Thursday, November 29, 2007

E. Nesbit

I am currently enjoying two books by British children's author E. Nesbit. The books are not well-known, if they ever were, but they should be.

The main character of The Story of the Treasure Seekers is one of the all-time favorites of Harry Potter author J.K. Rowling. Based on her recommendation, I sought out this book via inter-library loan, as my local library didn't have a copy. And I enjoyed it immensely. It, and the sequel with the not-very-intriguing title of The Wouldbegoods, are laugh-out-loud funny. I recommend them to children and anyone who has ever been a child.

What is so great about them is the characterization. The characters literally leap off the page. You get to know them well and you grow to love them and care what happens to them.

Another obscure book by the same author is The House of Arden. Sounds like an old fashioned romance novel, doesn't it? The kind 
with a big mansion located on a windswept moor where the heroine 
becomes stranded and meets a dark, handsome and mysterious gentleman. 
But that's not what happens in this book. It's about two children who find 
they have inhearited a run-down castle and must find a treasure to be 
able to afford to restore 
the castle to its former glory. 
These children actually go back in time, have exciting adventures, and 
meet some famous people (great 
book to read if you want to study British history). 

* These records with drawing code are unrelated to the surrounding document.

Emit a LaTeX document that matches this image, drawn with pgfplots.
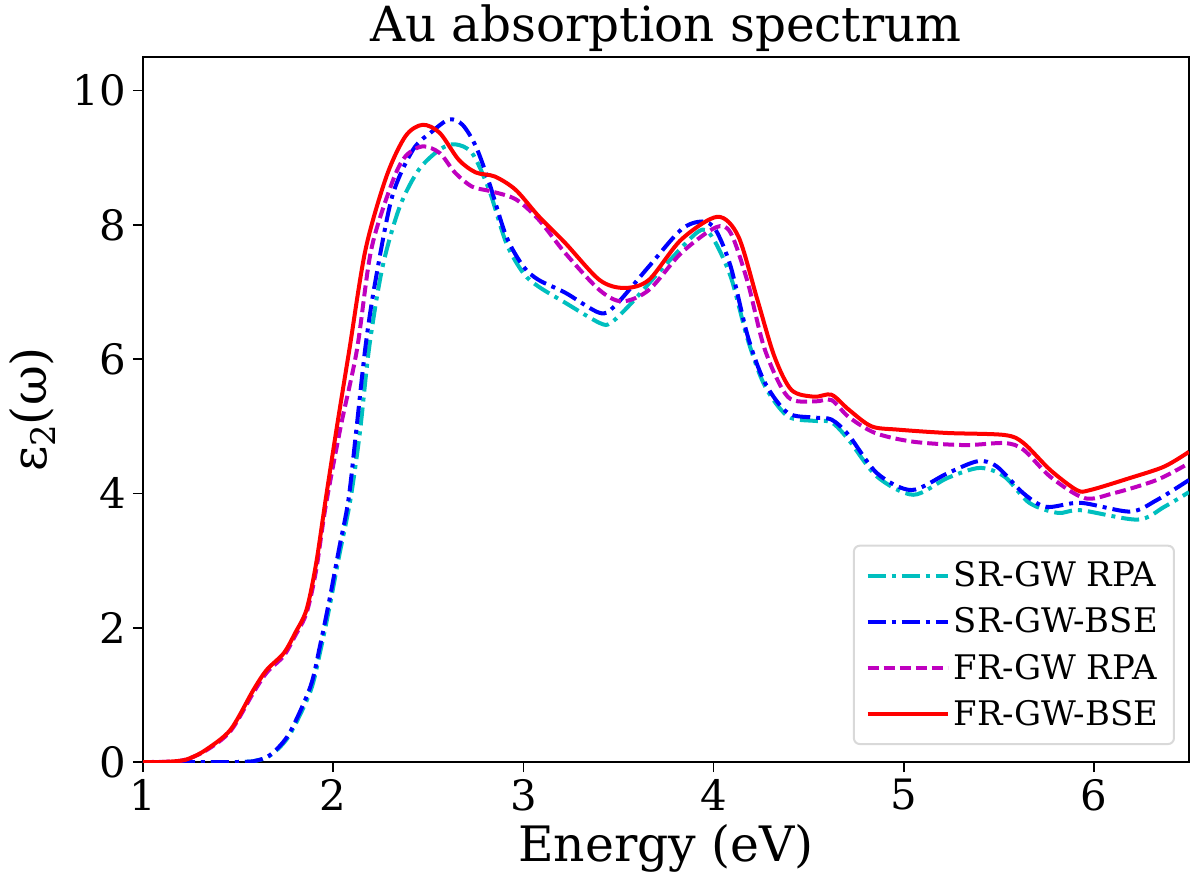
\documentclass[border=0pt]{standalone}
\usepackage{fontspec}
\setmainfont{DejaVu Serif}
\usepackage{pgfplots}
\pgfplotsset{compat=1.18}
\usetikzlibrary{calc}

\definecolor{mc}{rgb}{0,0.75,0.75}
\definecolor{mb}{rgb}{0,0,1}
\definecolor{mm}{rgb}{0.75,0,0.75}
\definecolor{mr}{rgb}{1,0,0}

\tikzset{
  dashdot/.style={dash pattern=on 9bp off 3bp on 2bp off 3bp},
  mpldashed/.style={dash pattern=on 5.5bp off 2.5bp},
}

\begin{document}
\begin{tikzpicture}
\begin{axis}[
    name=ax,
    scale only axis,
    width=523bp, height=352.5bp,
    xmin=1, xmax=6.5,
    ymin=0, ymax=10.5,
    xtick={1,2,3,4,5,6},
    ytick={0,2,4,6,8,10},
    tick align=outside,
    tick pos=left,
    major tick length=5bp,
    every tick/.style={black, line width=0.8bp},
    axis line style={line width=0.8bp},
    /pgf/number format/assume math mode=true,
    tick label style={font=\fontsize{21}{21}\selectfont},
    title={Au absorption spectrum},
    title style={font=\fontsize{24.3}{24.3}\selectfont, yshift=-7bp},
    xlabel={Energy (eV)},
    xlabel style={font=\fontsize{24.5}{24.5}\selectfont},
    ylabel={ε\raisebox{-0.35ex}{\fontsize{17}{17}\selectfont 2}(ω)},
    ylabel style={font=\fontsize{24.5}{24.5}\selectfont, yshift=2bp},
    legend style={
        at={(0.9866,0.024)}, anchor=south east,
        draw=black!15, line width=1bp, rounded corners=3bp,
        fill=white, font=\fontsize{17}{20}\selectfont,
        row sep=5bp, inner xsep=6bp, inner ysep=6bp,
    },
    legend cell align=left,
    legend image code/.code={\draw[#1] (0bp,0bp) -- (32bp,0bp); \path (0bp,0bp) -- (40bp,0bp);},
    every axis plot/.append style={line width=2bp},
]

% SR-GW RPA
\addplot[mc, dashdot, smooth, tension=0.5] coordinates {
(1.0,0)(1.5,0.0)(1.61,0.03)(1.68,0.12)(1.77,0.40)(1.88,1.05)(1.93,1.62)(1.98,2.30)
(2.03,3.05)(2.09,3.9)(2.14,4.9)(2.19,6.19)(2.26,7.38)(2.35,8.27)(2.45,8.82)(2.56,9.12)
(2.64,9.20)(2.73,9.07)(2.82,8.52)(2.91,7.73)(3.0,7.28)(3.08,7.08)(3.22,6.84)(3.40,6.54)
(3.46,6.54)(3.57,6.84)(3.74,7.38)(3.92,7.90)(3.99,7.83)(4.09,7.23)(4.18,6.29)(4.27,5.60)
(4.39,5.15)(4.53,5.08)(4.62,5.06)(4.71,4.80)(4.86,4.25)(5.05,3.98)(5.23,4.23)(5.40,4.38)
(5.53,4.25)(5.66,3.86)(5.81,3.71)(5.93,3.75)(6.23,3.61)(6.37,3.80)(6.5,4.02)
};
\addlegendentry{SR-GW RPA}

% SR-GW-BSE
\addplot[mb, dashdot, smooth, tension=0.5] coordinates {
(1.0,0)(1.5,0.0)(1.61,0.03)(1.68,0.13)(1.77,0.43)(1.88,1.12)(1.93,1.72)(1.98,2.41)
(2.03,3.16)(2.08,3.9)(2.12,4.9)(2.17,6.19)(2.22,7.13)(2.31,8.42)(2.42,9.12)(2.52,9.39)
(2.61,9.57)(2.68,9.49)(2.75,9.17)(2.82,8.63)(2.91,7.83)(3.0,7.38)(3.08,7.18)(3.22,6.99)
(3.40,6.69)(3.48,6.79)(3.66,7.38)(3.83,7.93)(3.94,8.05)(4.01,7.93)(4.09,7.38)(4.18,6.34)
(4.27,5.65)(4.39,5.20)(4.53,5.13)(4.62,5.10)(4.71,4.87)(4.86,4.30)(5.04,4.05)(5.23,4.30)
(5.39,4.48)(5.49,4.40)(5.63,4.0)(5.75,3.80)(5.93,3.86)(6.19,3.73)(6.33,3.90)(6.5,4.2)
};
\addlegendentry{SR-GW-BSE}

% FR-GW RPA
\addplot[mm, mpldashed, smooth, tension=0.5] coordinates {
(1.0,0)(1.2,0.02)(1.33,0.17)(1.46,0.46)(1.58,1.03)(1.65,1.33)(1.74,1.58)(1.80,1.88)
(1.86,2.22)(1.91,2.85)(1.96,3.8)(2.04,5.0)(2.125,6.14)(2.20,7.63)(2.31,8.63)(2.38,9.02)
(2.47,9.17)(2.56,9.07)(2.64,8.78)(2.73,8.57)(2.83,8.50)(2.96,8.38)(3.08,8.08)(3.22,7.58)
(3.40,7.03)(3.52,6.86)(3.66,7.03)(3.83,7.58)(4.01,7.96)(4.09,7.88)(4.18,7.14)(4.27,6.14)
(4.39,5.44)(4.53,5.37)(4.62,5.39)(4.71,5.14)(4.85,4.90)(5.05,4.77)(5.32,4.72)(5.53,4.75)
(5.63,4.65)(5.77,4.25)(5.95,3.93)(6.10,4.0)(6.33,4.20)(6.5,4.45)
};
\addlegendentry{FR-GW RPA}

% FR-GW-BSE
\addplot[mr, smooth, tension=0.5] coordinates {
(1.0,0)(1.1,0.0)(1.2,0.02)(1.25,0.06)(1.33,0.18)(1.46,0.48)(1.58,1.07)(1.65,1.37)
(1.74,1.62)(1.80,1.92)(1.86,2.27)(1.91,2.95)(1.96,3.9)(2.02,5.0)(2.085,6.14)(2.17,7.63)
(2.28,8.72)(2.38,9.32)(2.47,9.49)(2.56,9.37)(2.66,8.97)(2.75,8.78)(2.85,8.72)(2.96,8.52)
(3.08,8.13)(3.22,7.73)(3.40,7.18)(3.53,7.06)(3.66,7.18)(3.83,7.78)(4.02,8.12)(4.13,7.83)
(4.23,6.89)(4.32,6.04)(4.41,5.54)(4.53,5.44)(4.62,5.47)(4.71,5.25)(4.83,5.0)(4.97,4.95)
(5.23,4.90)(5.53,4.87)(5.63,4.75)(5.77,4.35)(5.91,4.05)(5.98,4.05)(6.19,4.23)(6.37,4.40)
(6.5,4.62)
};
\addlegendentry{FR-GW-BSE}

\end{axis}
\pgfresetboundingbox
\path[use as bounding box] ($(ax.south west)+(-71.5bp,-61bp)$) rectangle ($(ax.north east)+(1bp,28.5bp)$);
\end{tikzpicture}
\end{document}
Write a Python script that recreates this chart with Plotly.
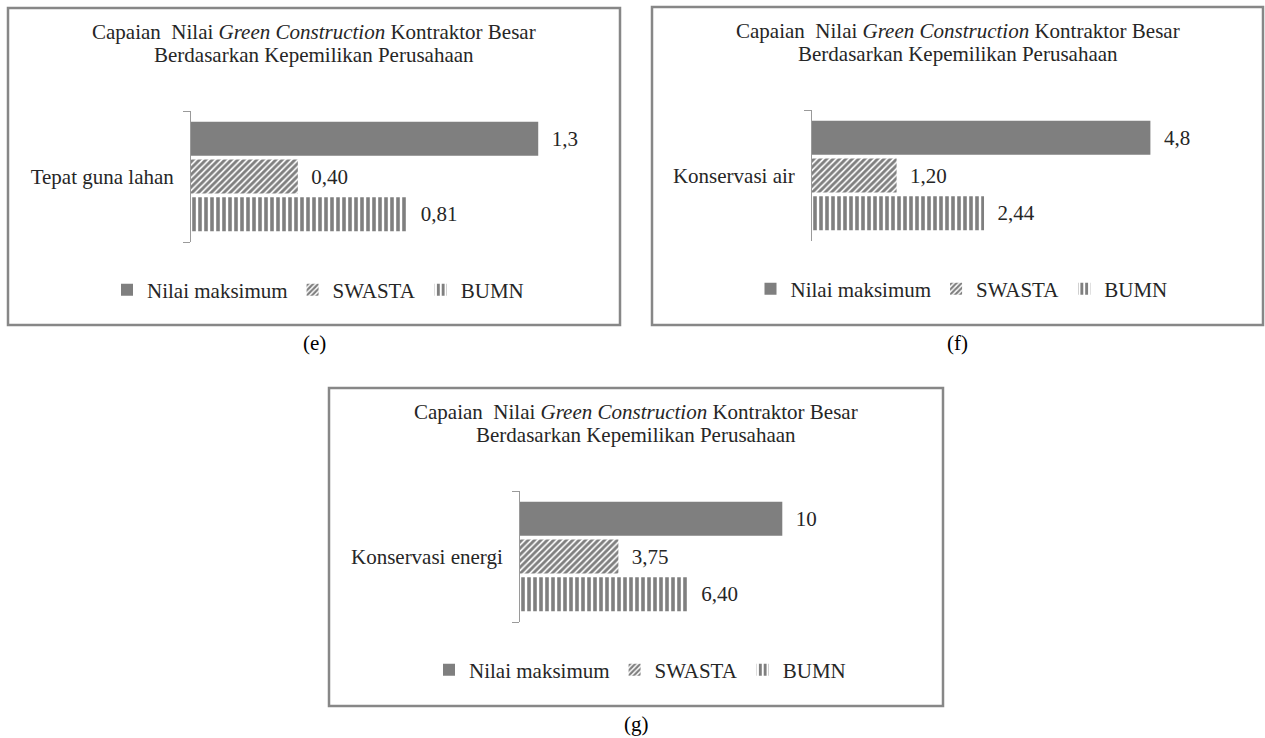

I think Mrs. Nesbit's books are excellent, even if some of their titles sound strange to our modern ears. My children have noticed the following signs that these books were written over 100 years ago: different money (it's British money, but old fashioned British money, not the same as they have today), gas lights, house help, various types of horse-drawn carriages, differences in education and food (cold mutton was not a particular favorite, but roasted rabbit was a treat worthy of spending their own money to purchase). And we've had difficulty understanding various pop culture references (a good lesson in gaining meaning from context). One of the things the books prove is that, though many things have changed since they were written, people stay pretty much the same.

You may have heard of some of Mrs. Nesbit's more well-known books, such as Five Children and It. I urge you to look for some of these not-so-well-known works. You will not be disappointed.